Before rollout, teams should review process readiness, user roles, permissions, integrations, data quality, reporting requirements, change management, support ownership, and migration from old trackers. If existing spreadsheets hold important business rules, those rules must be reviewed rather than copied blindly into the new workflow.

Training should focus on the new way of working, not only tool navigation. Users need to know where to submit work, how to handle exceptions, when to escalate, what evidence is required, and which manual channels should stop. Managers need dashboards that support action, not just activity tracking.

Governance Is Why Workflow Automation Keeps Working

Workflow management solution projects fail when governance ends at launch. Processes change, approvers move roles, policies update, and reporting needs evolve. Leaders need named owners for workflow rules, forms, templates, access controls, exception categories, SLA dashboards, and continuous improvement.

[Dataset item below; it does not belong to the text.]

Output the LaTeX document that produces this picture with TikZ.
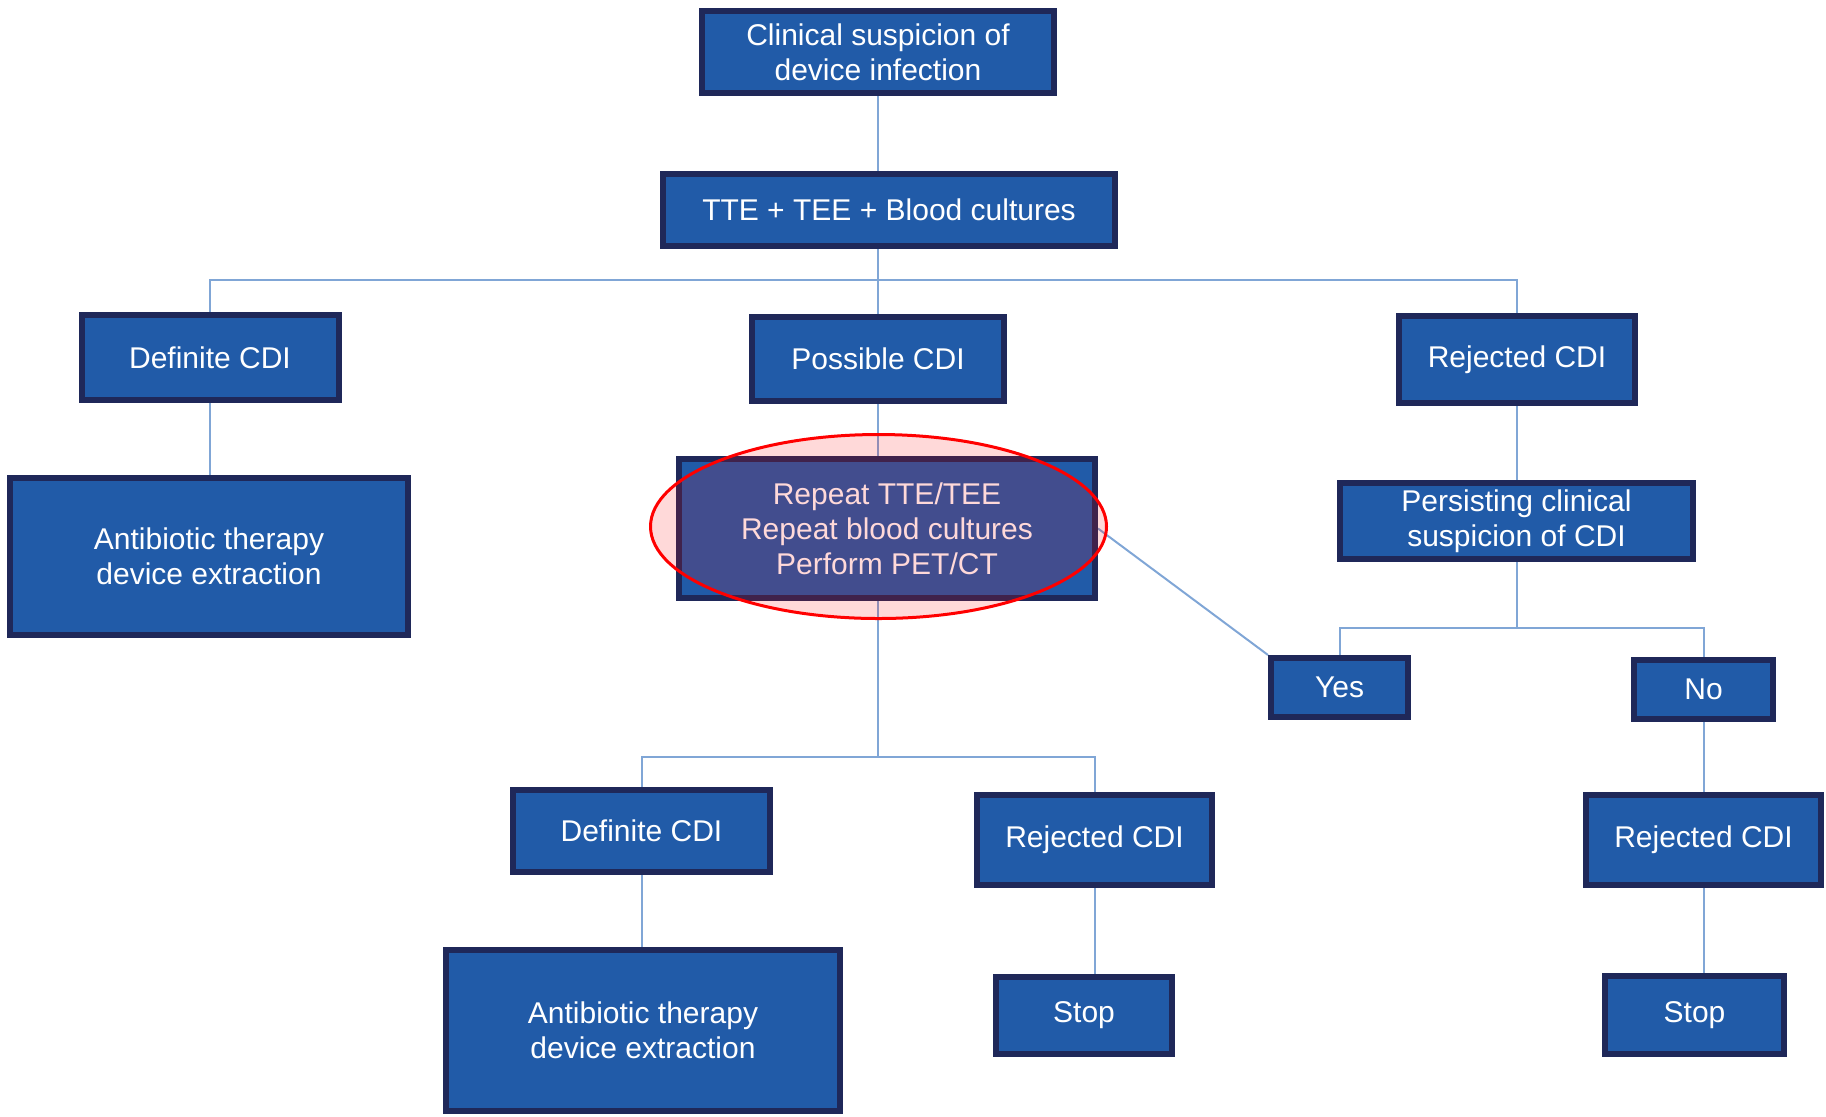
\documentclass[tikz,border=0pt]{standalone}
\usepackage{fontspec}
\setmainfont{Liberation Sans}
\usetikzlibrary{backgrounds}
\definecolor{boxfill}{RGB}{33,91,168}
\definecolor{boxedge}{RGB}{31,40,89}
\definecolor{conn}{RGB}{128,166,214}
\tikzset{
  bx/.style 2 args={draw=boxedge, fill=boxfill, line width=3pt, inner sep=0pt,
    minimum width=#1*0.5pt-3pt, minimum height=#2*0.5pt-3pt,
    text=white, align=center, font=\fontsize{15pt}{17.5pt}\selectfont},
  link/.style={draw=conn, line width=1pt}
}
\begin{document}
\begin{tikzpicture}[x=0.5pt, y=-0.5pt]
\useasboundingbox (0,0) rectangle (1826,1116);
\node[bx={358}{88}]  (top)   at (878,52)     {Clinical suspicion of\\device infection};
\node[bx={458}{78}]  (tte)   at (889,210)    {TTE + TEE + Blood cultures};
\node[bx={263}{91}]  (def1)  at (210,357.5)  {Definite CDI};
\node[bx={258}{90}]  (pos)   at (878,359)    {Possible CDI};
\node[bx={242}{93}]  (rej1)  at (1517,359.5) {Rejected CDI};
\node[bx={404}{163}] (anti1) at (209,556.5)  {Antibiotic therapy\\device extraction};
\node[bx={422}{145}] (rep)   at (887,528.5)  {Repeat TTE/TEE\\Repeat blood cultures\\Perform PET/CT};
\node[bx={359}{82}]  (pers)  at (1516.5,521) {Persisting clinical\\suspicion of CDI};
\node[bx={143}{65}]  (yes)   at (1339.5,687.5){Yes};
\node[bx={145}{65}]  (no)    at (1703.5,689.5){No};
\node[bx={263}{88}]  (def2)  at (641.5,831)  {Definite CDI};
\node[bx={241}{96}]  (rej2)  at (1094.5,840) {Rejected CDI};
\node[bx={241}{96}]  (rej3)  at (1703.5,840) {Rejected CDI};
\node[bx={400}{167}] (anti2) at (643,1030.5) {Antibiotic therapy\\device extraction};
\node[bx={182}{83}]  (stop2) at (1084,1015.5){Stop};
\node[bx={185}{84}]  (stop3) at (1694.5,1015){Stop};
\coordinate (j1) at (878,280);
\coordinate (j2) at (878,757);
\coordinate (j3) at (1517,628);
\begin{scope}[on background layer]
  \draw[link] (top.south) -- (pos.north);
  \draw[link] (def1.north) |- (j1) -| (rej1.north);
  \draw[link] (def1.south) -- (def1.south |- anti1.north);
  \draw[link] (pos.south) -- (j2);
  \draw[link] (def2.north) |- (j2) -| (rej2.north);
  \draw[link] (def2.south) -- (def2.south |- anti2.north);
  \draw[link] (rej2.south) -- (rej2.south |- stop2.north);
  \draw[link] (rej1.south) -- (rej1.south |- pers.north);
  \draw[link] (j3 |- pers.south) -- (j3);
  \draw[link] (yes.north) |- (j3) -| (no.north);
  \draw[link] (no.south) -- (rej3.north);
  \draw[link] (rej3.south) -- (rej3.south |- stop3.north);
  \draw[link] (rep.east) -- (yes.north west);
\end{scope}
\draw[red, line width=1.5pt, fill=red, fill opacity=0.15] (878.5,526.5) ellipse [x radius=114pt, y radius=46pt];
\end{tikzpicture}
\end{document}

Support is also critical. When users encounter routing errors, integration failures, permission issues, or unclear exceptions, there must be a reliable support path. Without support, users create workarounds, and workarounds eventually become the real process.

How Neotechie Can Help

Neotechie helps organizations plan, build, and support workflow automation rollouts around real business operations. The team can support process discovery, workflow redesign, automation implementation, integration, user enablement, exception handling, governance reporting, production monitoring, and managed support after launch.

Neotechie works across leading RPA and automation platforms, including Automation Anywhere, UiPath, and Microsoft Power Automate. The focus is not only deployment. It is adoption, governance, visibility, and reliability after go-live. Explore Neotechie’s automation services.

Conclusion

Workflow automation projects fail when leaders automate tasks without fixing ownership, rules, data, and adoption. The right rollout treats workflow management as an operating model decision. If your workflow automation initiative needs stronger process design and post-launch reliability, Neotechie can help turn the rollout into working operational control.

Frequently Asked Questions

Q. Why do workflow automation rollouts fail?

They often fail because the organization automates unclear processes, weak intake rules, poor data, and undefined ownership. The tool may go live, but users return to manual workarounds when the workflow does not fit reality.

Q. What should be tested before workflow automation launch?

Teams should test real scenarios such as incomplete requests, rejected approvals, urgent escalations, integration failures, permission issues, and exception-heavy cases. Testing only clean process examples can hide the problems that will appear in production.

Q. How can leaders improve adoption?

Leaders can improve adoption by making the workflow easier than the manual workaround and by clearly stopping old channels where appropriate. They should also train users on ownership, exceptions, evidence, escalation, and the reason the process is changing.